I was however alarmed to find out that phenylephrine is in my OTC med, the vasopressor that I run into people as a last resort, mainly because it is such a potent peripheral vasoconstrictor that I have induced limb ischemia.

Thank you, Target!

I have long decried the completely esoteric world of prescriptions. The written scripts themselves are in some bizarre language. Sig? bid? Disp? How nuts. But even worse than this is the crime that pharmacies have perpetrated upon their customers. At least when I write a script, it goes to a pharmacist who has a decent chance of deciphering the thing. Most prescription bottles are written out and dispensed in just as confusing a manner as the original slip.

I am a medical doctor for goodness sake. I spent a literal 30 minutes trying to decide if "Take twice daily" was two tabs daily or bid. I ended up looking it up in ePocrates and taking it how I thought I should take it. But seriously, even I have trouble.

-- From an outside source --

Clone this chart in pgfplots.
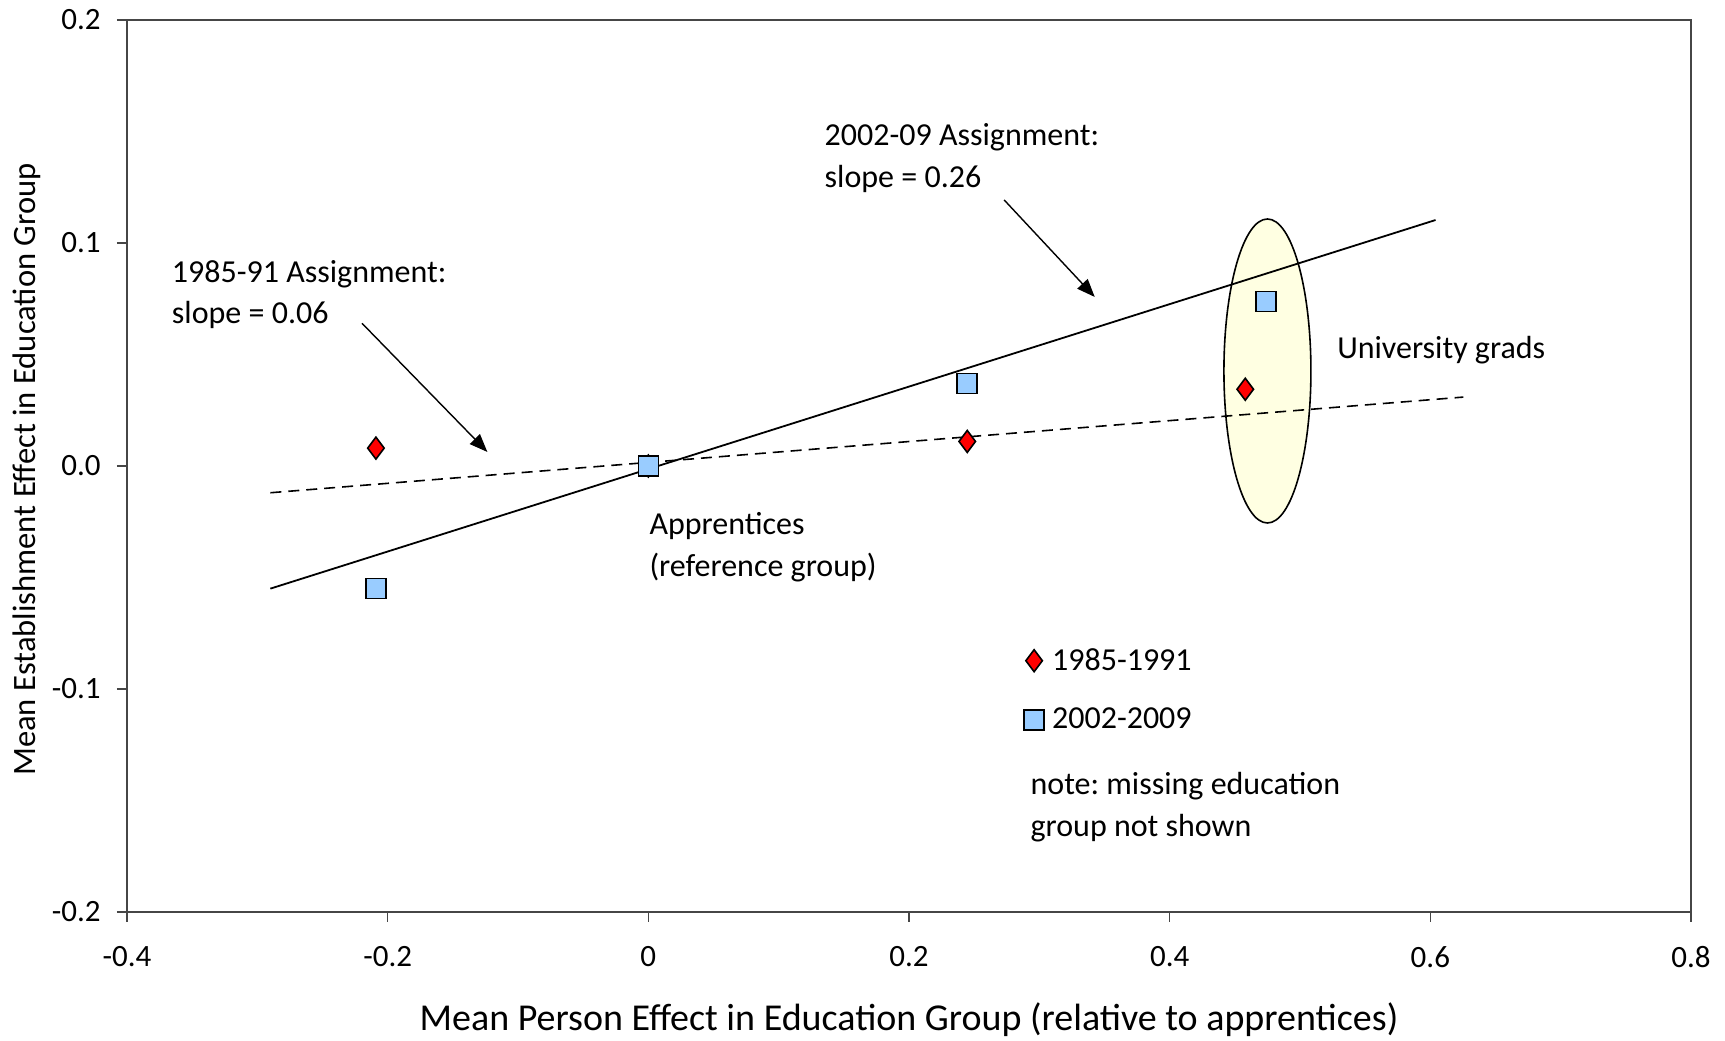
\documentclass[border=0pt]{standalone}
\usepackage{pgfplots}
\pgfplotsset{compat=1.18}
\usepackage{fontspec}
\setmainfont{Carlito}
\usetikzlibrary{arrows.meta}
\definecolor{redm}{RGB}{255,0,0}
\definecolor{bluem}{RGB}{153,204,255}
\definecolor{ellfill}{RGB}{255,255,226}
\definecolor{axgray}{RGB}{70,70,70}
\pgfplotsset{mylegimg/.style={legend image code/.code={\draw[mark repeat=2,mark phase=2,##1] plot coordinates {(-5pt,0pt)(0pt,0pt)(5pt,0pt)};}}}
\frenchspacing
\begin{document}
\begin{tikzpicture}
\begin{axis}[
  scale only axis,
  width=782pt, height=446pt,
  xmin=-0.4, xmax=0.8, ymin=-0.2, ymax=0.2,
  xtick={-0.4,-0.2,0,0.2,0.4,0.6,0.8},
  xticklabels={{-0.4},{-0.2},{0},{0.2},{0.4},{0.6},{0.8}},
  ytick={-0.2,-0.1,0,0.1,0.2},
  yticklabels={{-0.2},{-0.1},{0.0},{0.1},{0.2}},
  tick align=outside,
  major tick length=5pt,
  xtick pos=bottom, ytick pos=left,
  axis line style={draw=axgray, line width=0.7pt},
  tick style={draw=axgray, line width=0.7pt},
  ticklabel style={font=\fontsize{15.5}{18}\selectfont},
  yticklabel style={inner sep=0pt, xshift=-8pt},
  xticklabel style={inner sep=0pt, yshift=-12pt},
  xlabel={Mean Person Effect in Education Group (relative to apprentices)},
  ylabel={Mean Establishment Effect in Education Group},
  xlabel style={font=\fontsize{19}{22}\selectfont, at={(axis description cs:0.5,-0.121)}, anchor=center},
  ylabel style={font=\fontsize{16.3}{19}\selectfont, at={(axis description cs:-0.064,0.496)}, anchor=center},
  legend style={draw=none, fill=none, at={(axis cs:0.288,-0.1005)}, anchor=west,
    inner sep=0pt, row sep=17.5pt, font=\fontsize{16}{19}\selectfont,
    nodes={inner xsep=4pt, inner ysep=0pt}},
  legend cell align=left,
]
% ellipse highlighting university grads
\draw[fill=ellfill, line width=0.8pt] (axis cs:0.475,0.0426) ellipse [x radius=21.75pt, y radius=76pt];

% fitted lines
\addplot[black, line width=0.9pt, forget plot] coordinates {(-0.290,-0.055) (0.604,0.1103)};
\addplot[black, line width=0.8pt, dash pattern=on 5.5pt off 3.5pt, forget plot] coordinates {(-0.290,-0.012) (0.6253,0.0309)};

% data
\addplot[only marks, mark=diamond*, mark size=5.5pt, mark options={fill=redm, draw=black, line width=0.8pt}, mylegimg]
  coordinates {(-0.209,0.008) (0,0) (0.2447,0.011) (0.458,0.0344)};
\addlegendentry{1985-1991}
\addplot[only marks, mark=square*, mark size=5pt, mark options={fill=bluem, draw=black, line width=0.8pt}, mylegimg]
  coordinates {(-0.209,-0.055) (0,0) (0.2447,0.037) (0.474,0.0738)};
\addlegendentry{2002-2009}

% arrows
\draw[line width=0.7pt, -{Triangle[length=9pt,width=7pt]}] (axis cs:0.273,0.1193) -- (axis cs:0.3425,0.0758);
\draw[line width=0.7pt, -{Triangle[length=9pt,width=7pt]}] (axis cs:-0.2197,0.064) -- (axis cs:-0.1235,0.0063);

% annotations
\node[anchor=west, align=left, inner sep=0pt, font=\fontsize{16}{20.9}\selectfont] at (axis cs:0.135,0.138) {2002-09 Assignment:\\slope = 0.26};
\node[anchor=west, align=left, inner sep=0pt, font=\fontsize{16}{20.9}\selectfont] at (axis cs:-0.3658,0.0769) {1985-91 Assignment:\\slope = 0.06};
\node[anchor=west, align=left, inner sep=0pt, font=\fontsize{16}{20.9}\selectfont] at (axis cs:0.0006,-0.0363) {Apprentices\\(reference group)};
\node[anchor=west, align=left, inner sep=0pt, font=\fontsize{16}{20.9}\selectfont] at (axis cs:0.5283,0.052) {University grads};
\node[anchor=west, align=left, inner sep=0pt, font=\fontsize{16}{20.9}\selectfont] at (axis cs:0.293,-0.153) {note: missing education\\group not shown};
\end{axis}
\pgfresetboundingbox
\path ([shift={(-63.5pt,-64.5pt)}]current axis.south west) rectangle ([shift={(17pt,10pt)}]current axis.north east);
\end{tikzpicture}
\end{document}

So, imagine my surprise when I saw the new Target pharmacy bottles. The name of the medication is written in bold on the top. The instructions are in large print and clear. There is a color-coded band for each family member. The bottles have flat surfaces so you don't have to twist and turn the bottle to read the instructions.

The bottles were designed by Deborah Adler as part of a thesis project for the School of Visual Arts, and was quickly snapped up and patented by Target. She was inspired to do this by her grandmother, who accidentally took another family member's medications.

I tell all my patients to physically bring in their medications to visits, so when one of my patients brought these in, I was stunned. They were clear, intelligible, and my patient, who previously could only identify pills by, "oh, it's the little blue one" could now tell me which one was her Plavix and which was her Lasix.

Normally, I could give a rat's ass about where my patients fill their meds. I don't think that there is any difference from one pharmacy to the next, except who offers a deal or some such. However, I am now encouraging Target for my patients who have a hard time with meds, because I think this is the greatest innovation in prescription medication since the advent of child safety bottles.

The future of medicine

Whenever the pharmaceutical reps come through, they throw all kinds of stuff at us: pens, paper, post-it's, stethoscope tags, pen lights, and more stuff always coming through. Doctors are given a lot of items.

And I don't take any of this stuff for the most part, because this picture encapsulates my fear. I think that this is the direction that physicians are moving, and eventually we'll be wearing white coats that will look remarkably like this.

So I don't take any pharmaceutical stuff like this. I'm not divested from big pharma. I still take the occasional free meal, and I go to a few dinners every now and then, but I don't accept any advertising material, because I don't want my future to look like this.